Omar and Tlaib are members of the Democratic Party’s small progressive wing, and their views on Israel and the Arab-Israeli dispute are by no means representative of opinion in its membership or leadership. Indeed, the Democratic Party is solidly pro-Israel, notwithstanding the fact that support for Israel among Democrats has been waning in recent years.

A survey conducted by the Pew Research Center last year showed that 27 percent of Democrats sympathize with Israel, compared to 79 percent of Republicans.

As a result, Trump imagines that the Democratic Party is in the process of abandoning Israel. Nothing could be further from the truth, but he believes that the Republican Party’s position on Israel will prompt more Jews to vote for the Republicans.

Benjamin Netanyahu

Netanyahu, fighting for political survival as the September 17 election approaches, is also playing fast and loose with the electorate. If he had permitted Tlaib and Omar to land in Israel, he may well have incurred the wrath of his base, pushing some of his Likud Party supporters into the arms of the newly established New Right Party, which led by Ayelet Shaked, his former minister of justice.

By aligning himself so closely with the Trump administration, Netanyahu has identified Israel with Trump and the Republican cause and alienated Democrats, thereby eroding bipartisan congressional support for Israel. This would not be in Israel’s interest, of course.

Steny Hoyer

Tellingly enough, House majority leader Steny Hoyer, who led a delegation of Democrats to Israel earlier this month and had previously criticized Tlaib and Omar, publicly urged Netanyahu to change his mind. “The decision of the Israeli government to deny entry to Israel by two members of Congress is outrageous, regardless of their itinerary or their views,” he declared.

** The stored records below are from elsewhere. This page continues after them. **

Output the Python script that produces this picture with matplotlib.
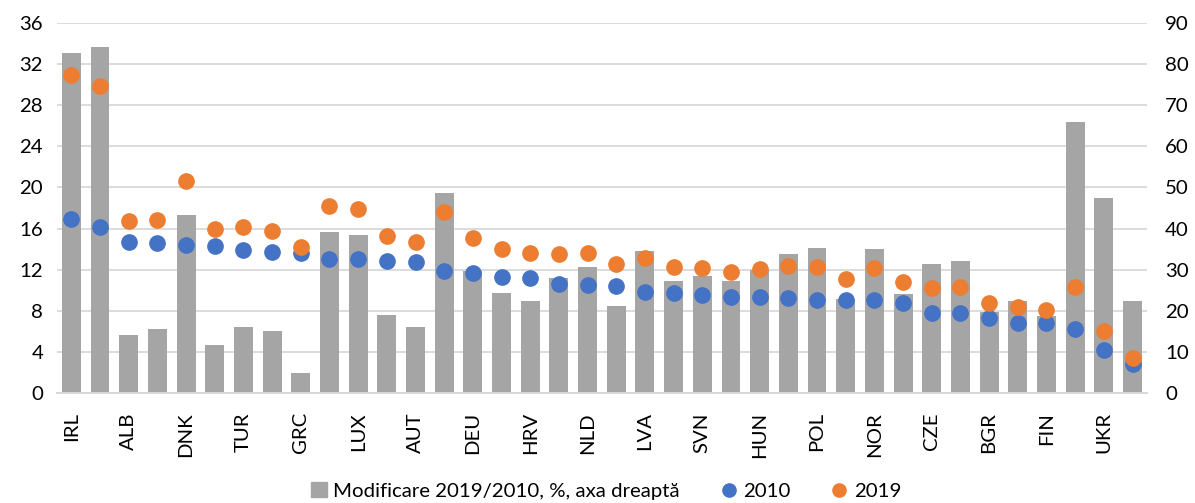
import matplotlib

matplotlib.use("Agg")
import matplotlib.pyplot as plt
from matplotlib.lines import Line2D
from matplotlib.patches import Patch

plt.rcParams["font.family"] = ["Lato", "DejaVu Sans"]

countries = [
    "IRL", "LTU", "ALB", "MKD", "DNK", "SRB", "TUR", "MNE", "GRC", "EST",
    "LUX", "BIH", "AUT", "ISL", "DEU", "ROU", "HRV", "ITA", "NLD", "SVK",
    "LVA", "MDA", "SVN", "BEL", "HUN", "CHE", "POL", "FRA", "NOR", "ESP",
    "CZE", "PRT", "BGR", "SWE", "FIN", "ARM", "UKR", "GEO",
]
# change 2019/2010, %, right axis
change = [
    82.8, 84.2, 14.1, 15.4, 43.3, 11.6, 16.1, 15.0, 4.7, 39.2,
    38.4, 18.9, 15.9, 48.7, 29.7, 24.4, 22.3, 27.9, 30.6, 21.1,
    34.5, 27.1, 28.4, 27.2, 29.9, 33.7, 35.3, 22.8, 35.0, 24.1,
    31.3, 32.0, 19.7, 22.3, 18.7, 65.9, 47.4, 22.3,
]
v2010 = [
    16.93, 16.18, 14.66, 14.56, 14.37, 14.30, 13.91, 13.68, 13.58, 13.06,
    13.00, 12.87, 12.71, 11.83, 11.64, 11.25, 11.15, 10.57, 10.47, 10.40,
    9.79, 9.69, 9.49, 9.30, 9.30, 9.26, 9.04, 9.04, 9.04, 8.74,
    7.80, 7.80, 7.28, 6.83, 6.83, 6.21, 4.13, 2.77,
]
v2019 = [
    30.93, 29.86, 16.73, 16.83, 20.63, 15.98, 16.15, 15.76, 14.20, 18.20,
    17.93, 15.27, 14.72, 17.58, 15.08, 14.04, 13.58, 13.52, 13.65, 12.57,
    13.16, 12.28, 12.15, 11.79, 12.06, 12.35, 12.22, 11.08, 12.18, 10.79,
    10.23, 10.30, 8.74, 8.38, 8.06, 10.33, 6.04, 3.41,
]

BAR = "#A5A5A5"
BLUE = "#4472C4"
ORANGE = "#ED7D31"
GRID = "#D9D9D9"

fig = plt.figure(figsize=(11.95, 5.03), dpi=100)
ax = fig.add_axes([0.0477, 0.2193, 0.912, 0.7344])
ax2 = ax.twinx()

x = list(range(len(countries)))

ax2.bar(x, change, width=0.66, color=BAR, zorder=2)
ax2.set_ylim(0, 90)
ax2.set_yticks(range(0, 91, 10))

ax.set_zorder(ax2.get_zorder() + 1)
ax.patch.set_visible(False)
ax.plot(x, v2010, "o", color=BLUE, markersize=11, zorder=3)
ax.plot(x, v2019, "o", color=ORANGE, markersize=11, zorder=4)
ax.set_ylim(0, 36)
ax.set_yticks(range(0, 37, 4))
ax.set_xlim(-0.5, len(countries) - 0.5)
ax.set_xticks(x[::2])
ax.set_xticklabels(countries[::2], rotation=90)

# gridlines drawn on the bar axis so they sit behind the bars
for y in range(10, 91, 10):
    ax2.axhline(y, color=GRID, linewidth=1.3, zorder=0)

for a in (ax, ax2):
    for side in ("top", "left", "right"):
        a.spines[side].set_visible(False)
    a.spines["bottom"].set_color(GRID)
    a.spines["bottom"].set_linewidth(1.3)
    a.tick_params(length=0, labelsize=14.7, colors="#000000")
ax.tick_params(axis="y", pad=10)
ax2.tick_params(axis="y", pad=13)
ax.tick_params(axis="x", pad=14)

handles = [
    Patch(color=BAR, label="Modificare 2019/2010, %, axa dreaptă"),
    Line2D([], [], marker="o", linestyle="", color=BLUE, markersize=9.5, label="2010"),
    Line2D([], [], marker="o", linestyle="", color=ORANGE, markersize=9.5, label="2019"),
]
fig.legend(handles=handles, loc="lower center", bbox_to_anchor=(0.507, -0.03), ncol=3,
           frameon=False, fontsize=14.7, handlelength=0.8, handletextpad=0.3, columnspacing=2.0)

fig.savefig("out.png", dpi=100)
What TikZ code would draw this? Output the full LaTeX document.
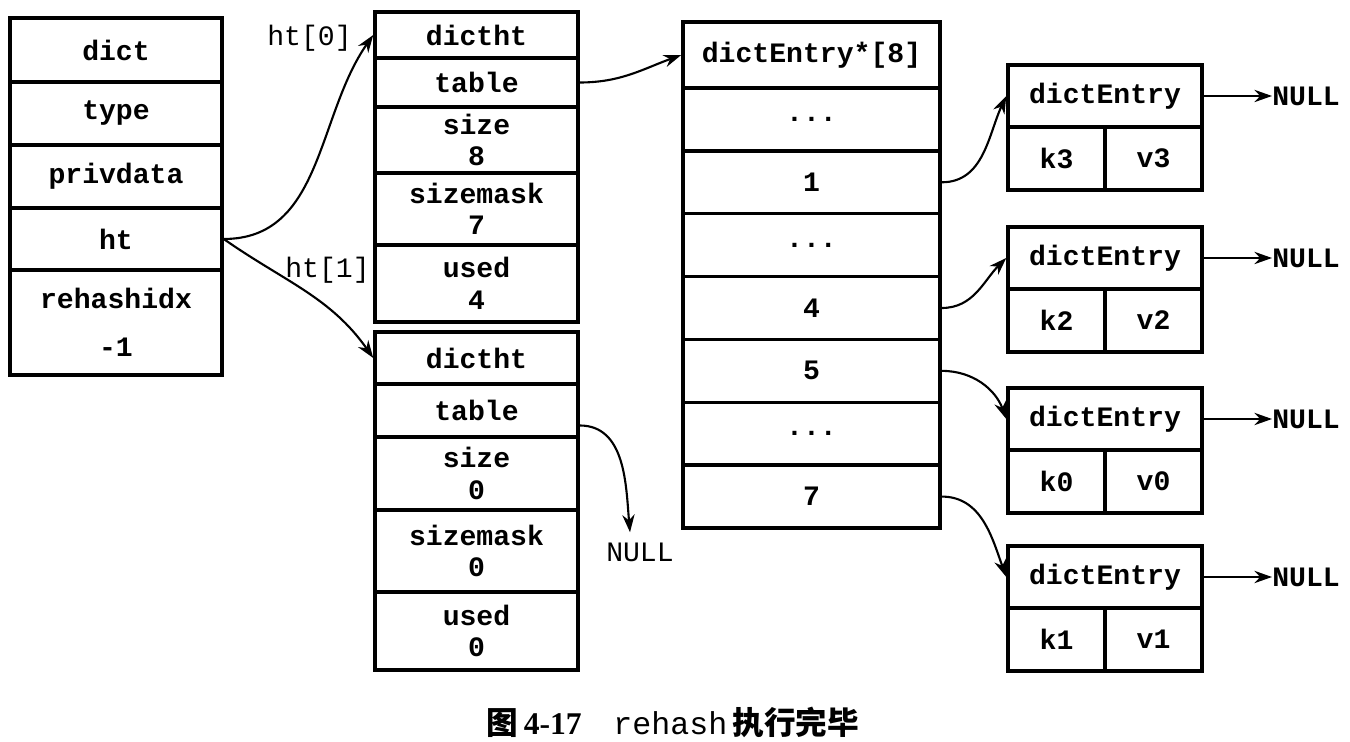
\documentclass[tikz,border=0pt]{standalone}
\usepackage{fontspec}
\setmonofont{Liberation Mono}
\newfontfamily\cjk{Noto Sans CJK SC}
\newfontfamily\capnum{Liberation Serif}
\usetikzlibrary{arrows.meta}
\newcommand{\rowdots}{...}

\begin{document}
\begin{tikzpicture}[x=0.02cm,y=-0.02cm,
        cell/.style={draw,line width=2pt,inner sep=0pt,align=center,
            font=\ttfamily\bfseries\fontsize{16}{18}\selectfont},
        ptr/.style={-{Stealth[length=10pt,width=7pt]},line width=1.2pt},
        lbl/.style={inner sep=0pt,font=\ttfamily\fontsize{16}{18}\selectfont}]
        \useasboundingbox (0,0) rectangle (1350,742);

        % dict
        \foreach \name/\txt/\y/\h in {dict/dict/50/1.28, type/type/113.5/1.26,
                priv/privdata/176.5/1.26, ht/ht/239/1.24} {
            \node[cell,minimum width=4.24cm,minimum height=\h cm] (\name) at (116,\y) {\txt};
        }
        \node[cell,minimum width=4.24cm,minimum height=2.1cm] (rehash) at (116,322.5) {rehashidx\\[9pt]-1};

        % ht[0]
        \foreach \name/\txt/\y/\h in {t0h/dictht/35/0.92, t0tab/table/82.5/0.98,
                t0size/size\\8/140/1.32, t0mask/sizemask\\7/209/1.44, t0used/used\\4/283.5/1.54} {
            \node[cell,minimum width=4.06cm,minimum height=\h cm] (\name) at (476.5,\y) {\txt};
        }

        % ht[1]
        \foreach \name/\txt/\y/\h in {t1h/dictht/358/1.04, t1tab/table/410.5/1.06,
                t1size/size\\0/473.5/1.46, t1mask/sizemask\\0/551/1.64, t1used/used\\0/631/1.56} {
            \node[cell,minimum width=4.06cm,minimum height=\h cm] (\name) at (476.5,\y) {\txt};
        }

        % table
        \node[cell,minimum width=5.14cm,minimum height=1.32cm] (arr) at (811.5,55) {dictEntry*[8]};
        \foreach \name/\txt [count=\i] in {r0/\rowdots, r1/1, r2/\rowdots, r4/4, r5/5, r6/\rowdots, r7/7} {
            \node[cell,minimum width=5.14cm,minimum height=1.257cm] (\name) at (811.5,{88+62.86*\i-31.43}) {\txt};
        }

        % entries
        \foreach \k/\top in {3/65, 2/227, 0/388, 1/546} {
            \node[cell,minimum width=3.88cm,minimum height=1.24cm] (de\k) at (1105,\top+31) {dictEntry};
            \node[cell,minimum width=1.94cm,minimum height=1.26cm] (k\k) at (1056.5,\top+93.5) {k\k};
            \node[cell,minimum width=1.94cm,minimum height=1.26cm] (v\k) at (1153.5,\top+93.5) {v\k};
            \node[lbl,anchor=west,font=\ttfamily\bfseries\fontsize{16}{18}\selectfont] (n\k) at (1272,\top+31) {NULL};
            \draw[ptr] (de\k.east) -- (n\k.west);
        }

        \draw[ptr] (ht.east) to[out=0,in=235] (t0h.west);
        \draw[ptr] (ht.east) to[out=-35,in=125] (t1h.west);
        \node[lbl,anchor=east] (l0) at (352,38) {ht[0]};
        \node[lbl,anchor=east] (l1) at (370,270) {ht[1]};

        \draw[ptr] (t0tab.east) to[out=0,in=200] (arr.west);
        \node[lbl] (nullt) at (640,552) {NULL};
        \draw[ptr] ([yshift=-0.3cm]t1tab.east) to[out=0,in=95] ([xshift=-0.2cm,yshift=0.2cm]nullt.north);

        \draw[ptr] (r1.east) to[out=0,in=245] (de3.west);
        \draw[ptr] (r4.east) to[out=0,in=225] (de2.west);
        \draw[ptr] (r5.east) to[out=0,in=110] (de0.west);
        \draw[ptr] (r7.east) to[out=0,in=110] (de1.west);

        \node[inner sep=0pt,font=\fontsize{18}{20}\selectfont] (cap) at (673,722)
            {{\cjk\bfseries 图}\,{\capnum\bfseries 4-17}\quad{\ttfamily rehash}\,{\cjk\bfseries 执行完毕}};
    \end{tikzpicture}
\end{document}
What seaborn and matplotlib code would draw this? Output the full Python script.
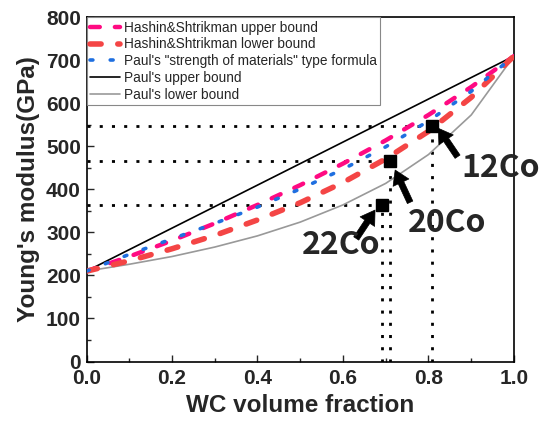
import numpy as np
import pandas as pd
import seaborn as sns
import matplotlib.pyplot as plt

# WC volume fraction vs Young's modulus (GPa)
wc_frac = [0.0, 0.1, 0.2, 0.3, 0.4, 0.5, 0.6, 0.7, 0.8, 0.9, 1.0]
hs_upper = [210, 244, 281, 321, 364, 410, 460, 514, 573, 638, 710]
hs_lower = [210, 234, 262, 293, 329, 369, 416, 471, 535, 614, 710]
paul_som = [210, 249, 285, 321, 359, 401, 447, 499, 559, 628, 710]
paul_upper = [210, 260, 310, 360, 410, 460, 510, 560, 610, 660, 710]
paul_lower = [210, 226, 244, 266, 292, 324, 364, 414, 481, 573, 710]

# measured samples
samples = ['12Co', '20Co', '22Co']
sample_frac = [0.808, 0.71, 0.692]
sample_E = [548, 465, 364]

sns.set_style('ticks')
plt.rcParams['font.family'] = ['Liberation Sans', 'DejaVu Sans']

fig, ax = plt.subplots(figsize=(5.42, 4.26), dpi=100)
fig.subplots_adjust(left=0.1596, right=0.9483, bottom=0.1514, top=0.9594)

# dotted guide lines to the axes
for f, e in zip(sample_frac, sample_E):
    ax.plot([0, f], [e, e], color='black', lw=2.0, linestyle=(0, (1.1, 3.3)), zorder=1)
    ax.plot([f, f], [0, e], color='black', lw=2.0, linestyle=(0, (1.1, 3.3)), zorder=1)

sns.lineplot(x=wc_frac, y=hs_upper, ax=ax, color='#ff0a82', lw=3.2,
             linestyle=(0, (2.2, 3.4)), dash_capstyle='round',
             label='Hashin&Shtrikman upper bound', zorder=3)
sns.lineplot(x=wc_frac, y=hs_lower, ax=ax, color='#f44545', lw=4.0,
             linestyle=(0, (2.0, 3.0)), dash_capstyle='round',
             label='Hashin&Shtrikman lower bound', zorder=3)
sns.lineplot(x=wc_frac, y=paul_som, ax=ax, color='#1f6fe0', lw=2.6,
             linestyle=(0, (0.8, 4.8)), dash_capstyle='round',
             label='Paul\'s "strength of materials" type formula', zorder=4)
sns.lineplot(x=wc_frac, y=paul_upper, ax=ax, color='black', lw=1.2,
             label="Paul's upper bound", zorder=2)
sns.lineplot(x=wc_frac, y=paul_lower, ax=ax, color='#999999', lw=1.2,
             label="Paul's lower bound", zorder=2)

ax.plot(sample_frac, sample_E, 's', color='black', markersize=8, zorder=5)

# arrows and sample labels
arrow_tips = [(0.823, 542), (0.722, 445), (0.675, 352)]
arrow_tails = [(0.868, 476), (0.757, 370), (0.631, 286)]
text_pos = [(0.97, 450), (0.843, 322), (0.595, 271)]
for name, tip, tail, tp in zip(samples, arrow_tips, arrow_tails, text_pos):
    ax.annotate('', xy=tip, xytext=tail,
                arrowprops=dict(facecolor='black', edgecolor='black', linewidth=0.5,
                                width=4.3, headwidth=12.5, headlength=10, shrink=0),
                zorder=6)
    ax.text(tp[0], tp[1], name, ha='center', va='center', fontsize=23,
            fontweight='bold', family=['Noto Sans CJK KR', 'DejaVu Sans'], zorder=6)

ax.set_xlim(0, 1)
ax.set_ylim(0, 800)
ax.set_xticks(np.arange(0, 1.01, 0.2))
ax.set_xticks(np.arange(0, 1.01, 0.1), minor=True)
ax.set_yticks(np.arange(0, 801, 100))
ax.set_yticks(np.arange(0, 801, 50), minor=True)
ax.tick_params(which='major', direction='in', length=5, width=1, labelsize=15, pad=4,
               top=False, right=False)
ax.tick_params(axis='x', which='major', pad=5.5)
ax.tick_params(which='minor', direction='in', length=3, width=1, top=False, right=False)
for lab in ax.get_xticklabels() + ax.get_yticklabels():
    lab.set_fontweight('bold')
for sp in ax.spines.values():
    sp.set_linewidth(1.2)
    sp.set_color('black')

ax.set_xlabel('WC volume fraction', fontsize=17.5, fontweight='bold', labelpad=4.5)
ax.set_ylabel("Young's modulus(GPa)", fontsize=17.5, fontweight='bold', labelpad=4)

leg = ax.legend(loc='upper left', bbox_to_anchor=(0, 1), borderaxespad=0,
                fontsize=9.8, handlelength=2.2, handletextpad=0.3,
                labelspacing=0.2, borderpad=0.25, fancybox=False,
                framealpha=1, edgecolor='#888888')
leg.get_frame().set_linewidth(0.8)

fig.savefig('out.png', dpi=100)
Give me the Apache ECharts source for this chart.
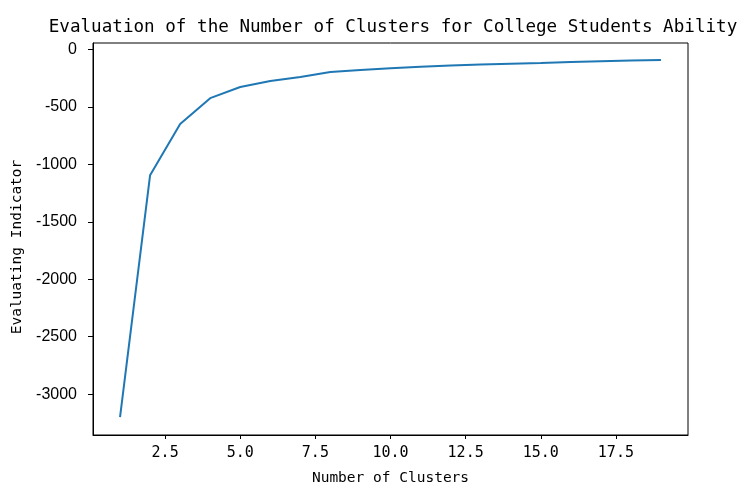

House Speaker Nancy Pelosi described Israel’s decision as “a sign of weakness and beneath the dignity of the great State of Israel.” Her colleague, Senator Chuck Schumer, agreed. House Foreign Affairs Committee Chairman Eliot Engel said that Israel had  closed itself off to “criticism and dialogue.”

Elizabeth Warren

Two senators campaigning to be the Democratic candidate in the 2020 presidential election, Elizabeth Warren and Bernie Sanders, both voiced disappointment. “Israel doesn’t advance its case as a tolerant democracy or unwavering U.S. ally by barring elected members of Congress from visiting because of their political views,” said Warren. Sanders described Israel’s move as “shameful,” “unprecedented” and “a sign of enormous disrespect to … the United States Congress, and to the principles of democracy”

Even staunch Republican supporters of Israel, like House minority leader Kevin McCarthy and Senator Marco Rubio, expressed disagreement with Israel’s ill-advised decision.

In short, the cancellation of Tlaib’s and Omar’s trip raises troubling questions about the viability of the historic ties between Israel and the United States, which have always been based, in large part, on shared interests and values such as free speech and the importance of an open society. If these are cast aside by Israel, the bipartisan nature of its relationship with the United States could well be damaged, if not altogether jeopardized.